Nine, without some background intelligence knowing which interface to defer to (and even them there will be some brief downtime), you cannot do this. Being connected to both means the IP stack has no idea which interface to send packets out to. This is all part of basic IP routing. You may (but even then it is doubtful) be able to do it if the networks are on separate subnets, but in a home use scenario I doubt you want to configure two routers.
Hi GermanTux,
Yeah, I definitely understand a brief amount of downtime--that completely makes sense, and I experience that with other OSes. In Windows or on other distros, I can be connected both to the LAN and WLAN at the same time, but I'm guessing that, by default, all traffic is sent out the LAN interface. If I unplug, i'll notice a very brief connectivity loss before traffic automatically is sent over the WLAN interface.
But I'm not trying to
use the two interfaces at once. Rather, what I'm saying is that in PCLOS, I can't simply even be
connected to both at the same time--even if traffic will be sent across only one. This means that the LAN interface is active and I'm plugged in, I can't just unplug and then have everything automatically switched over to the WLAN interface. Instead, I have to
manually either activate the WLAN interface or connect to a network on the WLAN interface.
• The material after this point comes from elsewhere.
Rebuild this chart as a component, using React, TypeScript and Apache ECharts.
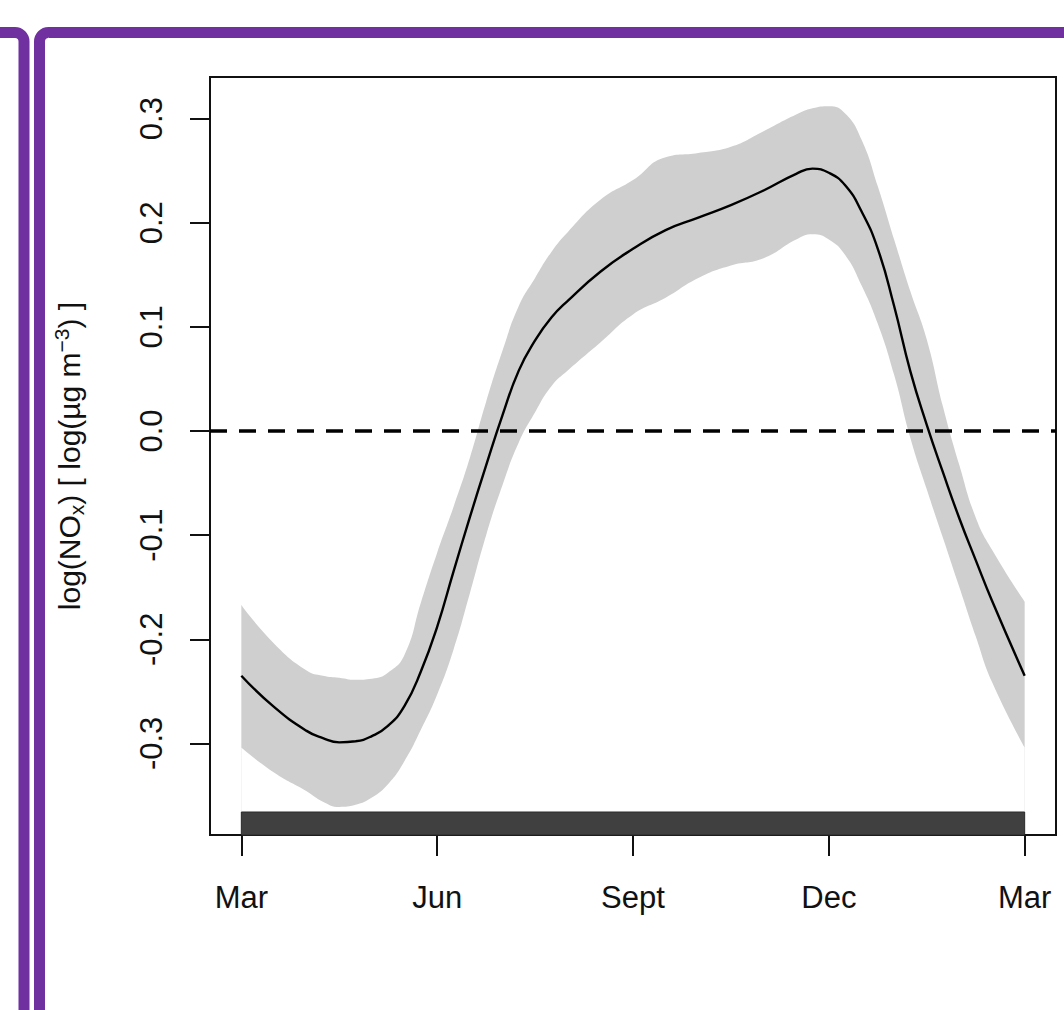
import React, { useEffect, useRef } from "react";
import * as echarts from "echarts";

// Seasonal smooth term for log(NOx): months counted from March (0) to the next March (12).
const months = [
  0, 0.5, 1, 1.25, 1.5, 1.75, 2, 2.25, 2.5, 2.75, 3, 3.25, 3.5, 3.75, 4, 4.25, 4.5, 4.75,
  5, 5.5, 6, 6.5, 7, 7.5, 8, 8.5, 8.75, 9, 9.25, 9.5, 9.75, 10, 10.25, 10.5, 10.75, 11,
  11.25, 11.5, 12,
];
const fitValues = [
  -0.235, -0.265, -0.288, -0.295, -0.299, -0.298, -0.293, -0.283, -0.264, -0.231, -0.188,
  -0.135, -0.083, -0.033, 0.015, 0.058, 0.087, 0.109, 0.125, 0.153, 0.175, 0.193, 0.205,
  0.217, 0.231, 0.247, 0.252, 0.248, 0.236, 0.211, 0.175, 0.12, 0.057, 0.006, -0.04,
  -0.084, -0.124, -0.163, -0.235,
];
const upperValues = [
  -0.167, -0.204, -0.23, -0.235, -0.237, -0.239, -0.238, -0.232, -0.215, -0.165, -0.117,
  -0.073, -0.026, 0.028, 0.077, 0.12, 0.147, 0.172, 0.191, 0.222, 0.241, 0.263, 0.267,
  0.273, 0.288, 0.304, 0.31, 0.312, 0.305, 0.28, 0.235, 0.184, 0.134, 0.088, 0.023,
  -0.033, -0.083, -0.114, -0.164,
];
const lowerValues = [
  -0.304, -0.328, -0.346, -0.356, -0.361, -0.359, -0.352, -0.339, -0.317, -0.287, -0.253,
  -0.21, -0.156, -0.1, -0.052, -0.011, 0.018, 0.043, 0.058, 0.085, 0.112, 0.128, 0.147,
  0.159, 0.166, 0.184, 0.189, 0.184, 0.169, 0.14, 0.103, 0.054, -0.007, -0.056, -0.103,
  -0.15, -0.197, -0.241, -0.304,
];

const xTickValues = [0, 3, 6, 9, 12];
const xTickLabels = ["Mar", "Jun", "Sept", "Dec", "Mar"];
const yTickValues = [-0.3, -0.2, -0.1, 0, 0.1, 0.2, 0.3];
// Observation dates cover the whole seasonal cycle.
const rugSpan = [0, 12];

const FONT = "'Liberation Sans', Arial, Helvetica, sans-serif";
const PURPLE = "#7030a0";
const SMOOTH = 0.5;
const Y_MIN = -0.388;
const Y_MAX = 0.34;
// Band areas are filled down to this level (just above the rug).
const AREA_FLOOR = -0.37;

export default function App() {
  const ref = useRef<HTMLDivElement>(null);

  useEffect(() => {
    if (!ref.current) return;
    const chart = echarts.init(ref.current, undefined, { renderer: "svg" });

    const upperData = months.map((m, i) => [m, upperValues[i]]);
    const lowerData = months.map((m, i) => [m, lowerValues[i]]);
    const fitData = months.map((m, i) => [m, fitValues[i]]);

    chart.setOption({
      animation: false,
      backgroundColor: "#ffffff",
      textStyle: { fontFamily: FONT },
      graphic: [
        {
          type: "rect",
          silent: true,
          shape: { x: 39.5, y: 32.5, width: 1200, height: 1200, r: 9 },
          style: { fill: "none", stroke: PURPLE, lineWidth: 11 },
        },
        {
          type: "rect",
          silent: true,
          shape: { x: -1176, y: 32.5, width: 1200, height: 1200, r: 9 },
          style: { fill: "none", stroke: PURPLE, lineWidth: 11 },
        },
      ],
      grid: {
        left: 210,
        top: 77,
        width: 846,
        height: 758,
        show: true,
        borderColor: "#111",
        borderWidth: 2,
        backgroundColor: "transparent",
      },
      xAxis: {
        type: "value",
        min: -0.48,
        max: 12.48,
        splitLine: { show: false },
        axisLine: { show: false, onZero: false },
        axisTick: {
          show: true,
          customValues: xTickValues,
          length: 21,
          inside: false,
          lineStyle: { color: "#111", width: 2 },
        },
        axisLabel: {
          customValues: xTickValues,
          margin: 47,
          fontSize: 31,
          fontFamily: FONT,
          color: "#111",
          formatter: (v: number) => xTickLabels[xTickValues.indexOf(v)] ?? "",
        },
      },
      yAxis: {
        type: "value",
        min: Y_MIN,
        max: Y_MAX,
        splitLine: { show: false },
        axisLine: { show: false, onZero: false },
        axisTick: {
          show: true,
          customValues: yTickValues,
          length: 20,
          inside: false,
          lineStyle: { color: "#111", width: 2 },
        },
        axisLabel: {
          customValues: yTickValues,
          rotate: 90,
          margin: 43,
          fontSize: 31,
          fontFamily: FONT,
          color: "#111",
          formatter: (v: number) => v.toFixed(1),
        },
        name: "{a|log(NO}{b|x}{a|) [ log(µg m}{c|−3}{a|) ]}",
        nameLocation: "middle",
        nameRotate: 90,
        nameGap: 123,
        nameTextStyle: {
          fontFamily: FONT,
          fontSize: 30,
          color: "#111",
          rich: {
            a: { fontFamily: FONT, fontSize: 30, color: "#111", lineHeight: 36, verticalAlign: "middle" },
            b: { fontFamily: FONT, fontSize: 21, color: "#111", lineHeight: 22, verticalAlign: "bottom" },
            c: { fontFamily: FONT, fontSize: 21, color: "#111", lineHeight: 20, verticalAlign: "top" },
          },
        },
      },
      series: [
        {
          // grey confidence band: filled below the upper bound...
          name: "upper",
          type: "line",
          data: upperData,
          smooth: SMOOTH,
          symbol: "none",
          lineStyle: { width: 0, opacity: 0 },
          areaStyle: { color: "#cfcfcf", opacity: 1, origin: AREA_FLOOR },
          silent: true,
          z: 1,
        },
        {
          // ...and cleared again below the lower bound
          name: "lower",
          type: "line",
          data: lowerData,
          smooth: SMOOTH,
          symbol: "none",
          lineStyle: { width: 0, opacity: 0 },
          areaStyle: { color: "#ffffff", opacity: 1, origin: AREA_FLOOR },
          silent: true,
          z: 2,
        },
        {
          name: "fit",
          type: "line",
          data: fitData,
          smooth: SMOOTH,
          symbol: "none",
          lineStyle: { color: "#000", width: 2.4 },
          silent: true,
          z: 3,
          markLine: {
            silent: true,
            symbol: ["none", "none"],
            label: { show: false },
            lineStyle: { color: "#000", type: [17, 12], width: 3.5 },
            data: [{ yAxis: 0 }],
          },
        },
        {
          name: "rug",
          type: "custom",
          silent: true,
          z: 4,
          data: [rugSpan],
          renderItem: (_params: any, api: any) => {
            const start = api.coord([api.value(0), Y_MIN]);
            const end = api.coord([api.value(1), Y_MIN]);
            const h = 23;
            return {
              type: "rect",
              shape: { x: start[0], y: start[1] - h, width: end[0] - start[0], height: h },
              style: { fill: "#404040", stroke: "#2a2a2a", lineWidth: 1 },
            };
          },
        },
      ],
    });

    return () => chart.dispose();
  }, []);

  return (
    <div
      ref={ref}
      style={{ position: "absolute", left: 0, top: 0, width: 1064, height: 1010, background: "#fff" }}
    />
  );
}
I can't have my wireless network connected and "waiting in the wings" so that I can "failover" or seamlessly move between LAN and WLAN connectivity.
Other OSes have a mechanism for handling this automatic switching, and I'm guessing that's the experience for most PCLOS users on here (or at least I hope!). I can't imagine that PCLOS laptop users here have to manually invoke their wireless connection when they unplug from the LAN connection...
So maybe it's a kernel issue like pinda suggested?